Invitation to the mortgage industry
Thompson said there was a challenge around education and awareness among advisers due to the frantic market and the time needed to understand various measures and their pros and cons.
“With the average adviser who maybe has been in the industry a couple years, they probably haven’t done much on this, so it’s our responsibility to try really hard to enhance their awareness of the whole subject matter so they feel confident they can have that conversation with their customer.
“If we do that with every adviser, they do [it] with every customer, that should multiply our effects and impact.”
He said he wanted other distributors to follow MAB’s lead and “absolutely wouldn’t dismiss working with other people as well”.
“It’s a relatively open invite to engage with other parties if they want to work with us on this. I think the more momentum the industry gathers, the more products lenders provide and, vice versa, there [are] in the industry, and that helps us as well.
“What you really want is customers always coming in and saying: ‘look, I’m remortgaging in six months’ time, can you help me with this as well?’ That means that the awareness has sunk in, and more people doing that helps that,” Thompson added.
He continued: “Firstly, I think this is quite a slow burn in the short term. For all the challenges around [the] cost-of-living crisis, awareness or a lack of what I call legislative urgency, so it’s going to be [a] slow burn, but there will be catalysts along the way.
“Where do I think we’ll be in two years’ time? I think just about all green products will be the cheapest within the lender’s range. Progress for me is them not being called green mortgages, and we’ve got a variety of solutions that cater from the small fixes to a property, like borrowing £5,000 on a further advance, right through [to] someone want[ing] to completely change a great big house in the country and spend[ing] £300,000.
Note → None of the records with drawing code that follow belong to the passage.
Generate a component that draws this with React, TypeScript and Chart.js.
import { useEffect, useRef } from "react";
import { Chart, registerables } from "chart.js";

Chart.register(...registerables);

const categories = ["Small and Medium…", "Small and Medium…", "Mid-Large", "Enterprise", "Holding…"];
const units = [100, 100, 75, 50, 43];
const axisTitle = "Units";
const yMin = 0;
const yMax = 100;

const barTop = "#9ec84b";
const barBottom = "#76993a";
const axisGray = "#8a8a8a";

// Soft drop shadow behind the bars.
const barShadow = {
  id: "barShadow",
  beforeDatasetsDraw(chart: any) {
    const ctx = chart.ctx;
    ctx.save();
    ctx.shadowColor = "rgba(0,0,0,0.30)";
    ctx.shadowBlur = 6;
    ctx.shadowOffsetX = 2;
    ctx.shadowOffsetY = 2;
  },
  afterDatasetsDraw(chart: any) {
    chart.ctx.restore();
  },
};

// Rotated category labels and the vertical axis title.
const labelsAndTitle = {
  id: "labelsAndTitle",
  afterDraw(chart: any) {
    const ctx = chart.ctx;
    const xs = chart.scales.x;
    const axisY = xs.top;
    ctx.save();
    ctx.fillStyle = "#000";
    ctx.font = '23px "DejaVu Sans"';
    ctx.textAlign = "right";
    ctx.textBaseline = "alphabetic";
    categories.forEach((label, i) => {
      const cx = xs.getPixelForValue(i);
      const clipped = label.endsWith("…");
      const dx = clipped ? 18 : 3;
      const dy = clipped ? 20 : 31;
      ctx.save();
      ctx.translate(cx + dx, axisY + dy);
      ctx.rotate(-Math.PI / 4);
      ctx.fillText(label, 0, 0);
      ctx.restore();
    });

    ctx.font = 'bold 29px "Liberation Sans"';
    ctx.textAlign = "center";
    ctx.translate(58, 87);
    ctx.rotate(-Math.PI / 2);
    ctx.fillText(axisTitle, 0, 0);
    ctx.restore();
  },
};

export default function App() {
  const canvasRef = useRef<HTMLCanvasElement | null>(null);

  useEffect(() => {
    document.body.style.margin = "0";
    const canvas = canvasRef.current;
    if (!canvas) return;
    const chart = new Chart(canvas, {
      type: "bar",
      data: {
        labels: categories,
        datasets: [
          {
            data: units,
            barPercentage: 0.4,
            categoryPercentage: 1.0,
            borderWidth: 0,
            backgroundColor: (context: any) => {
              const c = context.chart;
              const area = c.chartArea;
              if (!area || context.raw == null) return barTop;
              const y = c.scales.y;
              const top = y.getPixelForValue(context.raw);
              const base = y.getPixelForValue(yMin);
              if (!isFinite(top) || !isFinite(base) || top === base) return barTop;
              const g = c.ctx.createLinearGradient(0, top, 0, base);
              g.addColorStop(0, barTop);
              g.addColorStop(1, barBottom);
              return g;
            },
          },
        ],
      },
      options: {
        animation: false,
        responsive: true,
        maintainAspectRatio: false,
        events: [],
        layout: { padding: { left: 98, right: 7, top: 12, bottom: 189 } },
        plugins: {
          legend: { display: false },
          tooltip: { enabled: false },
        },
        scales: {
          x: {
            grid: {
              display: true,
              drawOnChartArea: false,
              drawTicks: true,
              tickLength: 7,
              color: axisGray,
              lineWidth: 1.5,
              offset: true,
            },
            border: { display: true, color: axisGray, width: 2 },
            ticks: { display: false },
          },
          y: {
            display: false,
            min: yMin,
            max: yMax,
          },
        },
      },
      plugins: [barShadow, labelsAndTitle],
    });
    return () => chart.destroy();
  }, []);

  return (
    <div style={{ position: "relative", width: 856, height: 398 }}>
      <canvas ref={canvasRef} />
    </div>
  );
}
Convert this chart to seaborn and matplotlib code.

“You can do it at the point of purchase, the point of remortgage, point of product switch. It’s the evolution of product design through customer learning, so we’re designing the products that customers actually need.
“The final bit for me is we would always do events that cover this subject matter, because we care deeply about it, but it’s almost the novelty is gone, and it’s into [the] implementation phase, and it’s become the norm.”
Everyone working at different speeds
When asked why there was divergence between lenders and the green agenda, as some were more ahead with product development than others, he said the “common drivers” would be “commercial metrics and system challenges”.
Thompson said: “I’ve got a lot of sympathy with those that think the payback isn’t there at the moment, because I do think it’ll be a slow start, but I think we’re slightly different. We have an obligation to do something under the ESG umbrella, and this is a very obvious, huge pillar under it.
“We have our feet held to the fire, quite rightly, by prospective and existing investors. What are we doing to really enhance our presence and make social good under the ESG umbrella? This is a brilliant example.
“We’ve got a natural, healthy pressure from that, as other listed businesses will do, and for different reasons, and mutuals would do as well. Then there’s a different selection of lenders who probably look more through a commercial lens: ‘do I get payback and profit and decent margin from those products with a lack of demand in the industry at the moment?’
“I fully understand why it’s difficult for them, but I’d encourage that more as seeing as a niche that will grow and carving out a name or a brand associated with first mover[s] in that space and really making a difference.”